Natimi Black-Heaven, a second-year undergraduate, gives up 15 hours of his week to volunteer in the community, coaching and refereeing inner-city kids in basketball.
The former US college sprint champion from London, a student of BA (Hons) Sport Management, is one of 8,000 individuals carefully-selected by Locog for the event.
He is seen as a ‘perfect role model’ for young people, a fact not lost on ITV Granada who were at the University this week filming Nat at his lectures.
Granada’s Daniel Hewitt said: “All the torchbearers have stories of achievement, courage or represent Britain in some way. Nat is impressive because he is juggling a full-time degree course, working part-time and still giving up so much of his time for others to help get people active in sport.”
Steve Mansfield, principal lecturer in sport management, nominated the 19-year-old, having taught him and encouraged him with his volunteering. Steve, who runs training for the UK Olympic Ambassador scheme, told ITV: “Nat is a brilliant student and an inspirational coach.
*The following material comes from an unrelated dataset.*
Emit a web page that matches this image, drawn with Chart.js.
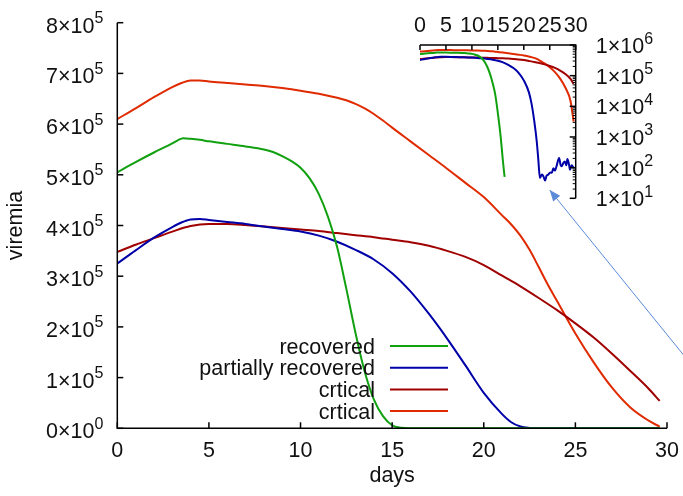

He spends a huge amount of time coaching youngsters, many of them disadvantaged and they do hang on his every word.
“He is making a real impact in the community by engaging people in sport which is what the Olympic ‘legacy’ is all about.
“We are extremely proud of him at Manchester Metropolitan University, and will be following his every step as he carries that torch.”
Nat was filmed by ITV presenting an event management project in the new Business School-Student Hub and also on the basketball court.
He will carry the torch for approximately ½ km at Abram near Leigh as it passes through the region on May 31.
He said: “I first got involved in volunteering through MMU and I kept doing it because I really enjoy it. Steve encourages us all the time to get involved in activities outside of University. He was the reason I got involved in sports volunteering in Manchester.
“It’s a proud moment, one for the family and friends and a once-in-a-lifetime moment to represent your country and be proud of yourself.”
Nat, who will volunteer at the London Games, working at the basketball arena, is keen to get others involved: “I recommend volunteering to other students, certainly. There are always opportunities and so many sports events going on.”